Além do acolhimento para hospedagem temporária, o novo modelo de gestão oferece apoio à comunidade por meio da educação em saúde e de ações preventivas; transporte inter-hospitalar; oficinas profissionalizantes e de terapia ocupacional; cuidados prolongados; leito de retaguarda; serviço de farmácia hospitalar; reabilitação; atendimento em Odontologia, Nutrição e Dietética; e atendimento a idosos e a crianças portadoras do HIV/Aids.
Portador
O diagnóstico precisa ser dado com maior cuidado e preparação. Em relação a forma de aceitação dos pacientes, Anamaria explica que houve uma melhora em relação a 30 anos atrás. Porém destaca que ainda existe preconceito, não só por parte de familiares, como a própria sociedade. “Ainda tem muita gente que não contrata, que destrata e até ignora. É um trabalho que precisamos fazer continuadamente. Para isso, a equipe trabalha no sentido de fortalecer o resgate afetivo, de identidade e cidadania do paciente”, conclui.
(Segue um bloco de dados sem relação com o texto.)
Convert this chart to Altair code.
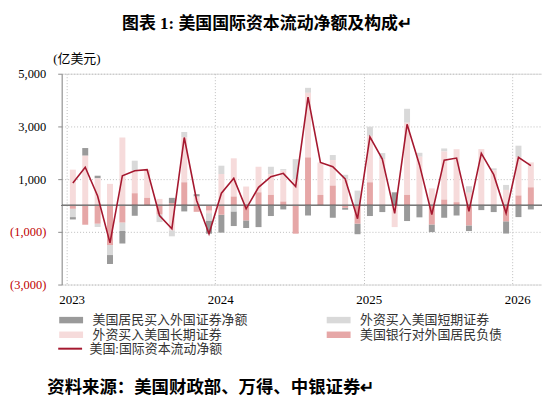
import altair as alt
import pandas as pd

# ---------------- data ----------------
years = [2023, 2024, 2025, 2026]
months = [f"{y}-{m:02d}" for y in years for m in range(1, 13)][:38]  # Jan 2023 .. Feb 2026

series_names = ["美国居民买入外国证券净额", "外资买入美国短期证券",
                "外资买入美国长期证券", "美国银行对外国居民负债"]
line_name = "美国:国际资本流动净额"

resident = [-90, 290, 100, -340, -480, -390, 0, 0, 200, -225, 90, -500,
            -680, -555, -290, -820, -400, -150, 0, -380, 0, -465, -70, -400,
            -400, -250, 500, -590, -450, -290, -465, -380, -215, -175, -250, -465,
            -440, -150]
short_term = [-315, 0, -125, -380, -315, 380, 0, -290, -230, 210, 0, -280,
              315, -225, 0, 0, 280, 60, 760, 190, 0, 190, 165, 565,
              350, 230, 0, 530, 150, 0, 115, 0, 250, 0, 80, 190,
              440, 0]
long_term = [1360, 1890, 1030, 820, 2580, 855, 1070, 250, -940, 1700, 340, -100,
             1195, 1450, 720, 970, 790, 1170, 1000, 2450, 1230, 970, 1000, 0,
             1760, 1760, -820, 2740, 1850, 650, 1825, 2010, 480, 2140, 1330, 590,
             1450, 945]
bank = [-125, -730, -690, -1500, -650, 465, 290, -340, 90, 880, -240, -190,
        -350, 340, -565, 500, 400, 150, -1070, 1825, 400, 755, -90, -690,
        880, 0, 0, 400, 0, -720, 225, 125, -755, 0, 0, -600,
        380, 690]
net_flow = [855, 1450, 360, -1420, 1130, 1320, 1360, -380, -880, 2580, 190, -1070,
            465, 1030, -125, 690, 1095, 1220, 720, 4110, 1635, 1470, 1005, -500,
            2600, 1760, -300, 3080, 1550, -340, 1720, 1800, -225, 1975, 1170, -290,
            1825, 1510]

y_ticks = [-3000, -1000, 1000, 3000, 5000]

colors = ["#9a9a9a", "#d9d9d9", "#f6dbdb", "#e6a7a7"]
line_color = "#a5182f"
# stacking order from zero outward: bank, long, short, resident
stack_rank = {series_names[3]: 0, series_names[2]: 1, series_names[1]: 2, series_names[0]: 3}

rows = []
for name, vals in zip(series_names, [resident, short_term, long_term, bank]):
    for i, v in enumerate(vals):
        rows.append({"idx": i, "month": months[i], "series": name,
                     "value": v, "rank": stack_rank[name]})
bar_df = pd.DataFrame(rows)
line_df = pd.DataFrame({"idx": list(range(len(net_flow))), "month": months,
                        "value": net_flow, "name": line_name})

FONT = "'Liberation Serif', 'Noto Sans CJK SC'"
CJK = "'Liberation Serif', 'Noto Sans CJK SC'"

x_scale = alt.Scale(domain=[-0.5, len(months) - 0.5], nice=False, zero=False)
y_scale = alt.Scale(domain=[-3000, 5000], nice=False, zero=False)

x_axis = alt.Axis(
    values=[-0.5, 11.5, 23.5, 35.5],
    labelExpr="toString(2023 + round((datum.value + 0.5) / 12))",
    labelOffset=5, labelFlush=False, labelOverlap=False,
    labelFont=FONT, labelFontSize=13, labelColor="#000", labelPadding=9,
    ticks=False, domain=False,
    grid=True, gridDash=[1, 2], gridColor="#bdbdbd", gridWidth=1,
    title="资料来源：美国财政部、万得、中银证券↵",
    titleX=-15, titleY=104, titleAlign="left", titleAnchor="start",
    titleBaseline="middle", titleFont=CJK, titleFontSize=17.5,
    titleFontWeight="bold", titleColor="#000",
)
y_axis = alt.Axis(
    values=y_ticks,
    labelExpr="datum.value < 0 ? '(' + format(-datum.value, ',') + ')' : format(datum.value, ',')",
    labelColor={"condition": {"test": "datum.value < 0", "value": "#c00000"}, "value": "#000"},
    labelFont=FONT, labelFontSize=12.5, labelPadding=12,
    tickSize=4, tickColor="#8c8c8c", domainColor="#8c8c8c",
    grid=True, gridDash=[1, 2], gridColor="#bdbdbd", gridWidth=1,
    title="(亿美元)", titleAngle=0, titleX=-9, titleY=-15,
    titleAlign="left", titleAnchor="start", titleBaseline="middle", titleFont=CJK,
    titleFontSize=13, titleFontWeight="normal", titleColor="#000",
)

bars = alt.Chart(bar_df).mark_bar(size=6).encode(
    x=alt.X("idx:Q", scale=x_scale, axis=x_axis),
    y=alt.Y("value:Q", stack="zero", scale=y_scale, axis=y_axis),
    color=alt.Color("series:N",
                    scale=alt.Scale(domain=series_names, range=colors),
                    legend=alt.Legend(
                        title=None, orient="none", legendX=-4, legendY=241,
                        direction="horizontal",
                        columns=2, columnPadding=77, rowPadding=1,
                        symbolType="M-2.4,-0.65H2.4V0.65H-2.4Z", symbolSize=100,
                        symbolStrokeWidth=0, symbolOffset=7, labelOffset=15,
                        labelFont=CJK, labelFontSize=13, labelColor="#333",
                        labelLimit=400)),
    order=alt.Order("rank:Q", sort="ascending"),
)

zero = alt.Chart(line_df).mark_rule(color="#7a7a7a", strokeWidth=1).encode(
    y=alt.datum(0)
)

line = alt.Chart(line_df).mark_line(strokeWidth=1.6).encode(
    x=alt.X("idx:Q", scale=x_scale),
    y=alt.Y("value:Q", scale=y_scale),
    stroke=alt.Stroke("name:N",
                      scale=alt.Scale(domain=[line_name], range=[line_color]),
                      legend=alt.Legend(
                          title=None, orient="none", legendX=-4, legendY=270,
                          symbolType="M-2.4,0H2.4", symbolSize=100,
                          symbolStrokeWidth=2, symbolOffset=6, labelOffset=13,
                          labelFont=CJK, labelFontSize=13, labelColor="#333",
                          labelLimit=400)),
)

chart = alt.layer(bars, zero, line).properties(
    width=483, height=212,
    padding={"left": 54, "top": 65, "right": 0, "bottom": 115},
    autosize=alt.AutoSizeParams(type="none"),
    title=alt.TitleParams(
        text="图表 1: 美国国际资本流动净额及构成↵",
        font=CJK, fontSize=17, fontWeight="bold", color="#000",
        anchor="middle", dx=-35, offset=20,
    ),
).configure_view(stroke=None).configure(background="white")

chart.save("out.html", embed_options={"renderer": "svg", "actions": False})
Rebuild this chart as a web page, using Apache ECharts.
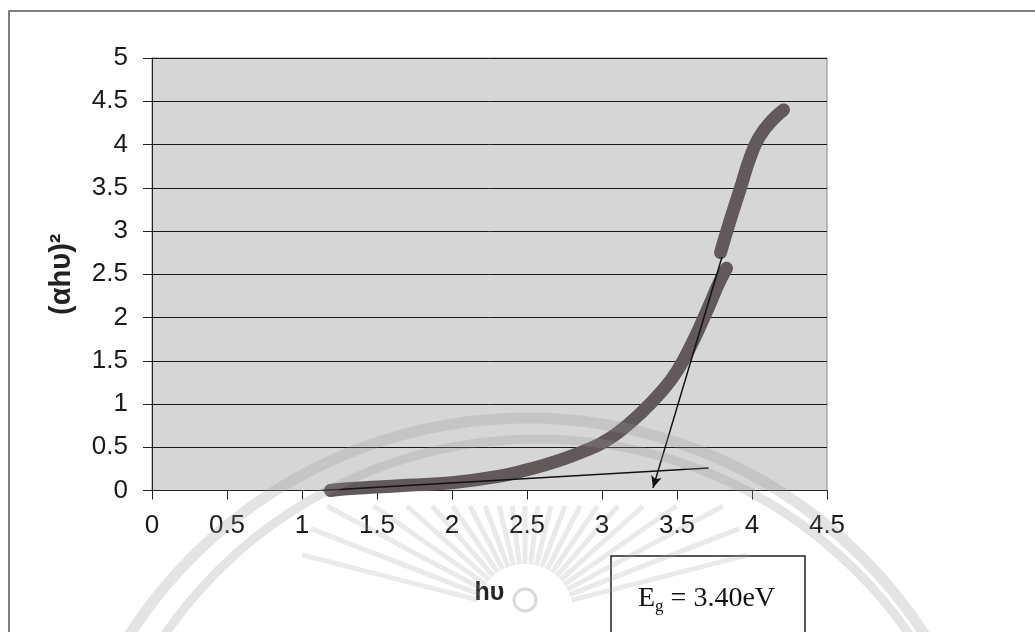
<!DOCTYPE html>
<html><head><meta charset="utf-8">
<script src="https://cdn.jsdelivr.net/npm/echarts@6/dist/echarts.min.js"></script>
<style>html,body{margin:0;padding:0;background:#fff}#c{width:1035px;height:632px}</style>
</head><body><div id="c"></div>
<script>
// ---- data ----
const xAxisName = 'hυ';
const yAxisName = '(αhυ)²';
const xMin = 0, xMax = 4.5, xStep = 0.5;
const yMin = 0, yMax = 5, yStep = 0.5;

// measured curve, lower piece
const lowerX = [1.19, 1.3, 1.5, 1.7, 2.0, 2.3, 2.5, 2.7, 2.9, 3.0, 3.1, 3.25, 3.4, 3.5, 3.6, 3.7, 3.78, 3.83];
const lowerY = [0.0, 0.02, 0.04, 0.06, 0.09, 0.16, 0.24, 0.34, 0.47, 0.55, 0.66, 0.88, 1.15, 1.38, 1.70, 2.08, 2.40, 2.57];
// measured curve, upper piece
const upperX = [3.79, 3.85, 3.92, 3.99, 4.05, 4.14, 4.21];
const upperY = [2.75, 3.10, 3.48, 3.86, 4.09, 4.29, 4.40];

// tangent lines
const baseLineX = [1.13, 3.71];
const baseLineY = [0.0, 0.26];
const steepLineX = [3.80, 3.34];
const steepLineY = [2.70, 0.03];

const egLabel = 'E';
const egSub = 'g';
const egValue = ' = 3.40eV';

const zip = (a, b) => a.map((v, i) => [v, b[i]]);

const chart = echarts.init(document.getElementById('c'), null, {renderer: 'canvas'});

const curveColor = '#62595b';
const wm = 'rgba(150,150,150,0.26)';

// faint scanned seal (watermark) decoration
const deco = [];
deco.push({type: 'arc', z: 100, silent: true, shape: {cx: 527, cy: 891, r: 473, startAngle: Math.PI * 1.1, endAngle: Math.PI * 1.9},
  style: {stroke: wm, lineWidth: 11, fill: 'none'}});
deco.push({type: 'arc', z: 100, silent: true, shape: {cx: 537, cy: 891, r: 452, startAngle: Math.PI * 1.1, endAngle: Math.PI * 1.9},
  style: {stroke: wm, lineWidth: 9, fill: 'none'}});
const sunCx = 525, sunCy = 612;
for (let k = 0; k <= 22; k++) {
  const a = Math.PI * (1.08 + 0.84 * k / 22);
  const s = -Math.sin(a), c = Math.cos(a);
  let len = Math.min(230, (sunCy - 506) / Math.max(s, 0.01));
  deco.push({type: 'line', z: 100, silent: true,
    shape: {x1: sunCx + c * 48, y1: sunCy - s * 48, x2: sunCx + c * len, y2: sunCy - s * len},
    style: {stroke: 'rgba(160,160,160,0.22)', lineWidth: 5}});
}
deco.push({type: 'circle', z: 100, silent: true, shape: {cx: sunCx, cy: sunCy - 12, r: 11},
  style: {stroke: 'rgba(150,150,150,0.35)', lineWidth: 3, fill: 'none'}});

chart.setOption({
  animation: false,
  backgroundColor: '#ffffff',
  grid: {left: 152, top: 58, right: 208, bottom: 141.5, show: true,
         backgroundColor: '#d6d6d6', borderColor: '#8a8a8a', borderWidth: 1},
  xAxis: {
    type: 'value', min: xMin, max: xMax, interval: xStep,
    axisLine: {show: true, onZero: false, lineStyle: {color: '#222', width: 1}},
    axisTick: {show: true, length: 9, lineStyle: {color: '#222'}},
    axisLabel: {fontSize: 26, color: '#1a1a1a', margin: 22, fontFamily: 'Liberation Sans, Arial'},
    splitLine: {show: false},
    name: xAxisName, nameLocation: 'middle', nameGap: 90,
    nameTextStyle: {fontSize: 25, fontWeight: 'bold', color: '#222', fontFamily: 'Liberation Sans, Arial'}
  },
  yAxis: {
    type: 'value', min: yMin, max: yMax, interval: yStep,
    axisLine: {show: true, lineStyle: {color: '#222', width: 1}},
    axisTick: {show: true, length: 9, lineStyle: {color: '#222'}},
    axisLabel: {fontSize: 26, color: '#1a1a1a', margin: 24, fontFamily: 'Liberation Sans, Arial'},
    splitLine: {show: true, lineStyle: {color: '#1a1a1a', width: 1}},
    name: yAxisName, nameLocation: 'middle', nameGap: 76, nameRotate: 90,
    nameTextStyle: {fontSize: 29, fontWeight: 'bold', color: '#222', fontFamily: 'Liberation Sans, Arial'}
  },
  graphic: deco.concat([
    {type: 'rect', z: -10, shape: {x: 9, y: 11, width: 1200, height: 800},
     style: {fill: 'none', stroke: '#555', lineWidth: 1.5}},
    {type: 'rect', shape: {x: 611, y: 556, width: 194, height: 120},
     style: {fill: 'none', stroke: '#222', lineWidth: 1.5}},
    {type: 'text', x: 638, y: 582,
     style: {text: '{a|' + egLabel + '}{s|' + egSub + '}{a|' + egValue + '}',
       rich: {a: {fontSize: 28, fontFamily: 'Liberation Serif, Times New Roman', fill: '#111'},
              s: {fontSize: 17, fontFamily: 'Liberation Serif, Times New Roman', fill: '#111', padding: [16, 0, 0, 0]}}}}
  ]),
  series: [
    {type: 'line', data: zip(lowerX, lowerY), smooth: true, symbol: 'none', z: 3,
     lineStyle: {color: curveColor, width: 13, cap: 'round'}},
    {type: 'line', data: zip(upperX, upperY), smooth: true, symbol: 'none', z: 3,
     lineStyle: {color: curveColor, width: 13, cap: 'round'}},
    {type: 'line', data: zip(baseLineX, baseLineY), symbol: 'none', z: 4,
     lineStyle: {color: '#111', width: 1.5}},
    {type: 'line', data: [], z: 4,
     markLine: {silent: true, symbol: ['none', 'arrow'], symbolSize: [8, 12], label: {show: false},
       lineStyle: {color: '#111', width: 1.5, type: 'solid'},
       data: [[{coord: [steepLineX[0], steepLineY[0]]}, {coord: [steepLineX[1], steepLineY[1]]}]]}}
  ]
});
</script>
</body></html>
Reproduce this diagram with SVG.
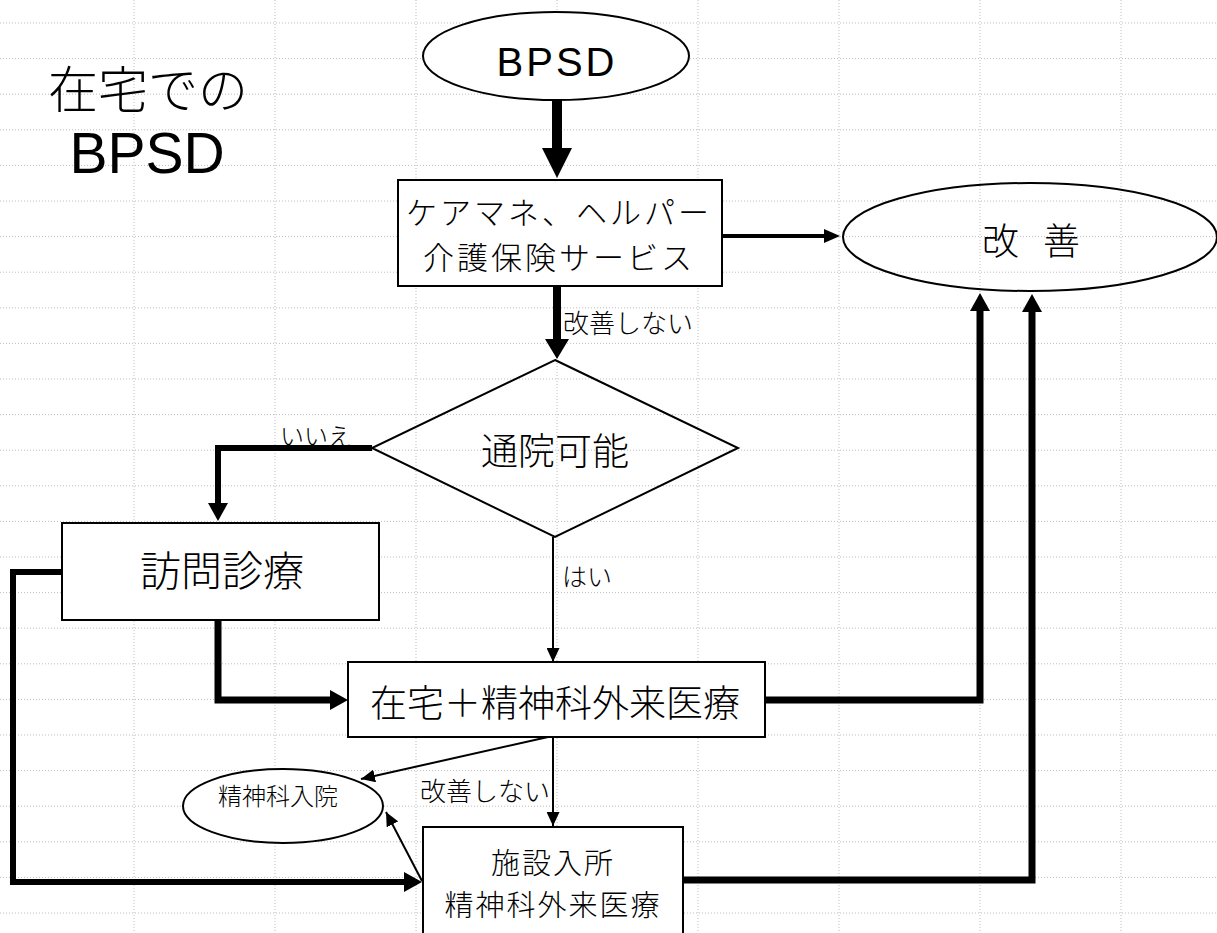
<svg xmlns="http://www.w3.org/2000/svg" width="1217" height="933" viewBox="0 0 1217 933">
<style>
.grid line{stroke:#bdbdbd;stroke-width:1;stroke-dasharray:1 2}
.node{fill:#fff;stroke:#000;stroke-width:2}
.open{fill:none;stroke:#000;stroke-width:2}
.jp{font-family:"Noto Sans CJK JP","Noto Sans CJK SC",sans-serif;font-weight:300;fill:#000}
.lat{font-family:"Liberation Sans",Arial,sans-serif;fill:#000}
.c{text-anchor:middle}
.conn path,.conn line,.conn polyline{fill:none;stroke:#000;stroke-linejoin:miter}
</style>
<defs>
<marker id="ahxl" markerUnits="userSpaceOnUse" markerWidth="31" markerHeight="30" refX="0" refY="15" orient="auto"><path d="M0,0 L30,15 L0,30 Z" fill="#000"/></marker>
<marker id="ahl" markerUnits="userSpaceOnUse" markerWidth="21" markerHeight="24" refX="0" refY="12" orient="auto"><path d="M0,0 L20,12 L0,24 Z" fill="#000"/></marker>
<marker id="ahm" markerUnits="userSpaceOnUse" markerWidth="19" markerHeight="20" refX="0" refY="10" orient="auto"><path d="M0,0 L18,10 L0,20 Z" fill="#000"/></marker>
<marker id="ahs" markerUnits="userSpaceOnUse" markerWidth="17" markerHeight="14" refX="0" refY="7" orient="auto"><path d="M0,0 L16,7 L0,14 Z" fill="#000"/></marker>
<marker id="aht" markerUnits="userSpaceOnUse" markerWidth="15" markerHeight="13" refX="14" refY="6.5" orient="auto"><path d="M0,0 L14,6.5 L0,13 Z" fill="#000"/></marker>
</defs>
<rect width="1217" height="933" fill="#fff"/>
<g class="grid">
<line x1="0" y1="23" x2="1217" y2="23"/><line x1="0" y1="58.6" x2="1217" y2="58.6"/><line x1="0" y1="94.2" x2="1217" y2="94.2"/><line x1="0" y1="129.8" x2="1217" y2="129.8"/><line x1="0" y1="165.4" x2="1217" y2="165.4"/><line x1="0" y1="201" x2="1217" y2="201"/><line x1="0" y1="236.6" x2="1217" y2="236.6"/><line x1="0" y1="272.2" x2="1217" y2="272.2"/><line x1="0" y1="307.8" x2="1217" y2="307.8"/><line x1="0" y1="343.4" x2="1217" y2="343.4"/><line x1="0" y1="379" x2="1217" y2="379"/><line x1="0" y1="414.6" x2="1217" y2="414.6"/><line x1="0" y1="450.2" x2="1217" y2="450.2"/><line x1="0" y1="485.8" x2="1217" y2="485.8"/><line x1="0" y1="521.4" x2="1217" y2="521.4"/><line x1="0" y1="557" x2="1217" y2="557"/><line x1="0" y1="592.6" x2="1217" y2="592.6"/><line x1="0" y1="628.2" x2="1217" y2="628.2"/><line x1="0" y1="663.8" x2="1217" y2="663.8"/><line x1="0" y1="699.4" x2="1217" y2="699.4"/><line x1="0" y1="735" x2="1217" y2="735"/><line x1="0" y1="770.6" x2="1217" y2="770.6"/><line x1="0" y1="806.2" x2="1217" y2="806.2"/><line x1="0" y1="841.8" x2="1217" y2="841.8"/><line x1="0" y1="877.4" x2="1217" y2="877.4"/><line x1="0" y1="913" x2="1217" y2="913"/>
<line x1="134" y1="0" x2="134" y2="933"/><line x1="275" y1="0" x2="275" y2="933"/><line x1="416" y1="0" x2="416" y2="933"/><line x1="557" y1="0" x2="557" y2="933"/><line x1="698" y1="0" x2="698" y2="933"/><line x1="839" y1="0" x2="839" y2="933"/><line x1="980" y1="0" x2="980" y2="933"/><line x1="1121" y1="0" x2="1121" y2="933"/>
</g>

<g id="title">
<text class="c" x="148" y="108"><tspan class="jp" font-size="50">在宅での</tspan><tspan class="lat" x="147" y="173" font-size="57">BPSD</tspan></text>
</g>

<g class="conn">
<line x1="557" y1="100" x2="557" y2="148" stroke-width="10" marker-end="url(#ahxl)"/>
<line x1="722" y1="236" x2="824" y2="236" stroke-width="4" marker-end="url(#ahs)"/>
<line x1="557" y1="286" x2="557" y2="339" stroke-width="8" marker-end="url(#ahl)"/>
<polyline points="372,448 218,448 218,503" stroke-width="6" marker-end="url(#ahm)"/>
<line x1="553" y1="537" x2="553" y2="662" stroke-width="2" marker-end="url(#aht)"/>
<polyline points="218,620 218,700 330,700" stroke-width="7" marker-end="url(#ahm)"/>
<polyline points="765,700 980,700 980,311" stroke-width="7" marker-end="url(#ahm)"/>
<polyline points="683,880 1032,880 1032,312" stroke-width="7" marker-end="url(#ahm)"/>
<polyline points="62,572 13,572 13,882 404,882" stroke-width="6" marker-end="url(#ahm)"/>
<line x1="548" y1="737" x2="361" y2="779" stroke-width="2" marker-end="url(#aht)"/>
<line x1="553" y1="737" x2="553" y2="826" stroke-width="2" marker-end="url(#aht)"/>
<line x1="422" y1="881" x2="386" y2="812" stroke-width="2" marker-end="url(#aht)"/>
<text class="jp" x="563" y="333" font-size="26">改善しない</text>
<text class="jp" x="280" y="445" font-size="24">いいえ</text>
<text class="jp" x="562" y="586" font-size="25">はい</text>
<text class="jp" x="420" y="801" font-size="26">改善しない</text>
</g>

<g id="n-bpsd">
<ellipse class="node" cx="556" cy="56" rx="133" ry="44"/>
<text class="lat c" x="557" y="76" font-size="40" letter-spacing="3">BPSD</text>
</g>

<g id="n-care">
<rect class="node" x="398" y="180" width="324" height="106"/>
<text class="jp c" x="559" y="224" font-size="31" letter-spacing="3">ケアマネ、ヘルパー<tspan x="559" y="269">介護保険サービス</tspan></text>
</g>

<g id="n-kaizen">
<ellipse class="open" cx="1030" cy="237" rx="187" ry="54"/>
<text class="jp c" x="1031" y="255" font-size="37" word-spacing="16">改 善</text>
</g>

<g id="n-tsuin">
<polygon class="open" points="555,360 738,448 555,537 372,448"/>
<text class="jp c" x="555" y="465" font-size="37">通院可能</text>
</g>

<g id="n-houmon">
<rect class="node" x="62" y="523" width="317" height="97"/>
<text class="jp c" x="222" y="586" font-size="41">訪問診療</text>
</g>

<g id="n-zaitaku">
<rect class="node" x="348" y="662" width="417" height="75"/>
<text class="jp c" x="555" y="717" font-size="37">在宅＋精神科外来医療</text>
</g>

<g id="n-nyuin">
<ellipse class="node" cx="283" cy="806" rx="100" ry="37"/>
<text class="jp c" x="278" y="805" font-size="24">精神科入院</text>
</g>

<g id="n-shisetsu">
<rect class="node" x="423" y="827" width="260" height="120"/>
<text class="jp c" x="553" y="874" font-size="29" letter-spacing="2">施設入所<tspan x="553" y="916">精神科外来医療</tspan></text>
</g>
</svg>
Livro retrata convivência com a Aids
Na inauguração da nova estrutura do Condomínio Solidariedade será feito o lançamento do livro “A vida e o vírus – receitas de esperança”, escrito por Marcelo Novaes, 50 anos, um dos hóspedes do local. A diretora Anamaria Arruda comenta que assim que assumiu a administração, conheceu Marcelo em situação de abandono total, com depressão psicológica, biológica e social. “Assim a equipe multidisciplinar propôs um plano terapêutico, e descobrimos que ele tinha sido um chef de cozinha e tinha perdido tudo”, afirma.
Nas terapias foi solicitado que Marcelo colocasse no papel tudo aquilo que o incomodava e com isso, ele foi explicando a vida dele e as receitas que têm um significado. Foi quando a equipe se deparou com um bom resultado. “Propomos fazer um livro com os relatos que ele escreveu e também com as receitas. Fomos atrás de patrocínio, conseguimos e agora estamos lançando o livro. Ficou muito interessante”, explica Anamaria.
De acordo com Marcelo Novaes, que convive como soropositivo há 25 anos, o livro se trata do registro dos melhores e piores momentos de sua vida, mas também das receitas de amor pela profissão, amor a Deus e às pessoas. Com tiragem de 500 exemplares, em 50 páginas a obra é dividida em duas partes para apresentar um relato pessoal dele, que inclui parte do
know how gastronômico do autor. Na primeira parte são receitas simples do cotidiano e na segunda, uma autobiografia comovente da infância à fase adulta acompanhada pela trajetória de convivência com o HIV.
“O coquetel, os avanços da medicina e o vírus causam muitas consequências. Meu corpo sofreu e ainda sofre com essa realidade”, explica Marcelo. No livro, ele aponta os benefícios e consequências do tratamento contra a doença e também o impacto de doenças oportunistas na saúde.